Godzina "0" wybiła! Czas wyrównać rachunki! [ZAPOWIEDŹ]

    25.03.2017
    Godzina "0" wybiła! Czas wyrównać rachunki! [ZAPOWIEDŹ]
    Dziś o 18:30 finałowa rywalizacja między Comarch Cracovią, a GKS-em Tychy wraca do hali aktualnego Mistrza. Wielkie święto hokeja musi przynieść pierwsze zwycięstwo!

    Dziś o 18:30 finałowa rywalizacja między Comarch Cracovią, a GKS-em Tychy wraca do hali aktualnego Mistrza. Wielkie święto hokeja musi przynieść pierwsze zwycięstwo!

    Za nami dwa pierwsze finały w Tychach. Niestety, oba przegrane. Oba po walce, oba po pięknych golach, twardej nieustępliwej grze i pechowych przeciwnościach losu. Finałowe „Starcie Mistrzów" na razie udowadnia, że kibice mają to na co czekali - pojedynek zdecydowanie najlepszych zespołów w Polsce. Drużyn  dla których obu inne miejsce niż pierwsze będzie olbrzymim rozczarowaniem. Niestety, to rywale na razie są o dwa kroki bliżej tytułu. Na własnym terenie, niesieni dopingiem tysięcy fanów zawodnicy GKS-u wygrywali mimo dwukrotnego prowadzenia Cracovii. Popełniali mniej indywidualnych błędów, „łapali" mniej kar i skuteczniej egzekwowali swoje okazje.

    Atutem Mistrzów Polski jest z kolei ewidentny charakter zwycięzców. Tuż po drugim meczu zapytany o dalsze losy rywalizacji Filip Drzewiecki bez cienia wątpliwości odparł, że kolejne mecze „na pewno wygramy". O tym, że krakowian stać na zwycięstwo najlepiej świadczą obie pierwsze tercje dotychczasowych finałów - obie zakończyły się wygranymi Cracovii. Utrzymanie gry zaprezentowanej w pierwszych 20 minutach powinno być kluczem do zwycięstwa.

    Z każdym kolejnym meczem tyszanie znacznie uszczuplają swoją kadrę meczową. Po dyskwalifikacji Jana Semorada (wystąpi najwcześniej w meczu nr 5), do grona tych, którzy GKS-owi nie pomogą dołączył Jaroslav Kristek. Po drugim finale lekarze zdiagnozowali u niego złamanie kości śródstopia, co w praktyce oznacza, że sezon zakończył się już dla Czecha. Nadal kontuzjowani są ponadto Kamil Kalinowski i Adam Bagiński, choć występ tego ostatniego jest wciąż możliwy. Podobnych problemów nie ma trener Rohaček - w zespole Cracovii niezdolny do gry jest jedynie Marek Wróbel.

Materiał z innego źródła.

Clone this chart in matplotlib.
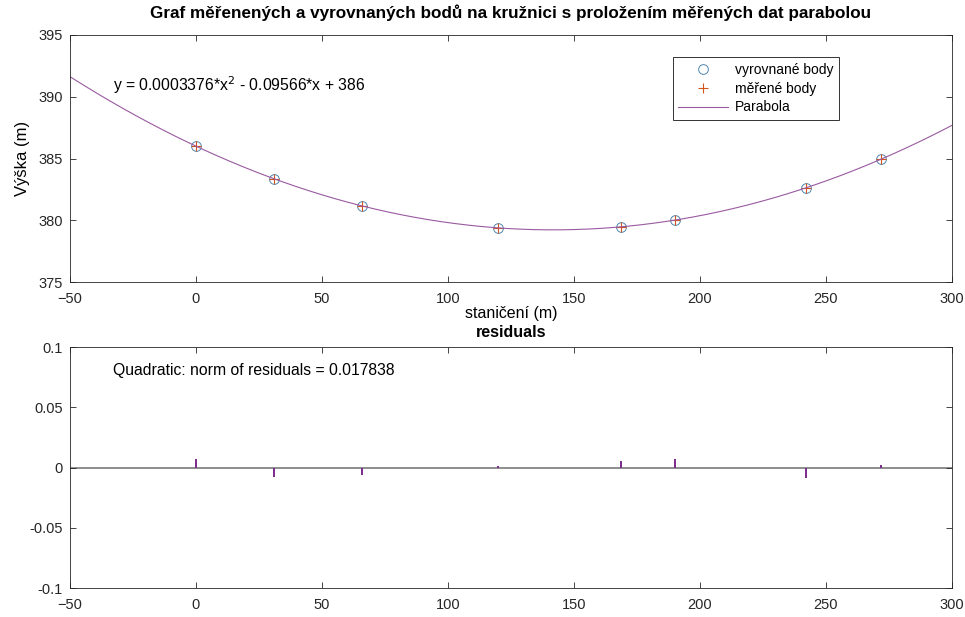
import numpy as np
import matplotlib.pyplot as plt
from matplotlib.ticker import FuncFormatter

plt.rcParams['font.family'] = ['Liberation Sans', 'DejaVu Sans']

# ----------------------------
# data
# ----------------------------
stations = [0, 31, 66, 120, 168.5, 190, 242, 272]                 # staničení (m)
measured = [386.007, 383.352, 381.154, 379.381, 379.475, 380.017, 382.611, 384.962]
adjusted = [386.000, 383.360, 381.161, 379.380, 379.470, 380.010, 382.620, 384.960]
residuals = [0.007, -0.008, -0.0065, 0.001, 0.005, 0.007, -0.009, 0.002]
coeffs = [0.0003376, -0.09566, 386]                                # parabola p2, p1, p0
norm_res = 0.017838

x_lim = (-50, 300)
x_ticks = [-50, 0, 50, 100, 150, 200, 250, 300]
y_ticks_top = [375, 380, 385, 390, 395]
y_ticks_res = [-0.1, -0.05, 0, 0.05, 0.1]

axis_col = '#262626'
line_col = '#9A5AA0'


def style(ax):
    ax.tick_params(direction='in', top=True, right=True, length=4,
                   labelsize=10.5, colors=axis_col, width=0.6)
    ax.tick_params(axis='x', pad=7)
    ax.tick_params(axis='y', pad=5)
    for s in ax.spines.values():
        s.set_color(axis_col)
        s.set_linewidth(0.6)


fig = plt.figure(figsize=(9.65, 6.17), dpi=100)
ax1 = fig.add_axes([0.0725, 0.5429, 0.914, 0.4004])
ax2 = fig.add_axes([0.0725, 0.0470, 0.914, 0.3906])

# ----------------------------
# top: points + parabola
# ----------------------------
xs = np.linspace(x_lim[0], x_lim[1], 400)
ax1.plot(stations, adjusted, 'o', mfc='none', mec='#4F86AE', ms=7, mew=0.7,
         label='vyrovnané body')
ax1.plot(stations, measured, '+', color='#D2541E', ms=7, mew=0.8,
         label='měřené body')
ax1.plot(xs, np.polyval(coeffs, xs), color=line_col, lw=0.8, label='Parabola')

ax1.set_xlim(*x_lim)
ax1.set_ylim(375, 395)
ax1.set_xticks(x_ticks)
ax1.set_yticks(y_ticks_top)
style(ax1)
ax1.set_title('Graf měřenených a vyrovnaných bodů na kružnici s proložením měřených dat parabolou',
              fontsize=12.3, fontweight='bold', pad=12)
ax1.set_xlabel('staničení (m)', fontsize=11.5, labelpad=0)
ax1.set_ylabel('Výška (m)', fontsize=12, labelpad=6)
ax1.text(-33, 390.9, 'y = 0.0003376*x$^2$ - 0.09566*x + 386', fontsize=11.3,
         va='center', ha='left')
leg = ax1.legend(loc='upper right', bbox_to_anchor=(0.872, 0.91), fontsize=10,
                 frameon=True, fancybox=False, edgecolor='black',
                 borderpad=0.4, handlelength=3.6, labelspacing=0.35,
                 handletextpad=0.5, borderaxespad=0)
leg.get_frame().set_linewidth(0.7)

# ----------------------------
# bottom: residuals
# ----------------------------
ax2.axhline(0, color='#7a7a7a', lw=1.2, zorder=1)
ax2.bar(stations, residuals, width=0.8, color='#7E2F8E', zorder=2)
ax2.set_xlim(*x_lim)
ax2.set_ylim(-0.1, 0.1)
ax2.set_xticks(x_ticks)
ax2.set_yticks(y_ticks_res)
ax2.yaxis.set_major_formatter(FuncFormatter(lambda v, p: f'{v:g}'))
style(ax2)
ax2.set_title('residuals', fontsize=11.5, fontweight='bold', pad=7)
ax2.text(-33, 0.0806, f'Quadratic: norm of residuals = {norm_res:g}', fontsize=11.3,
         va='center', ha='left')

fig.savefig('out.png', dpi=100)
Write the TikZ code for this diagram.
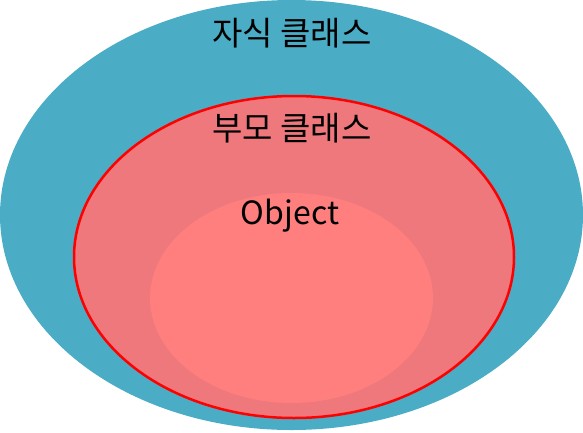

    W walce dwóch wyrównanych drużyn „języczkiem u wagi" może okazać się atut własnej hali, o czym Mistrzowie przekonali się boleśnie w Tychach. Tym bardziej istotne jest, by hala przy Siedleckiego 7 zapełniła się sympatykami najstarszego klubu sportowego w Polsce. Ostatnie sztuki biletów na wielki finał nadal są w sprzedaży!

    Początek finałowego meczu numer 3 o 18:30!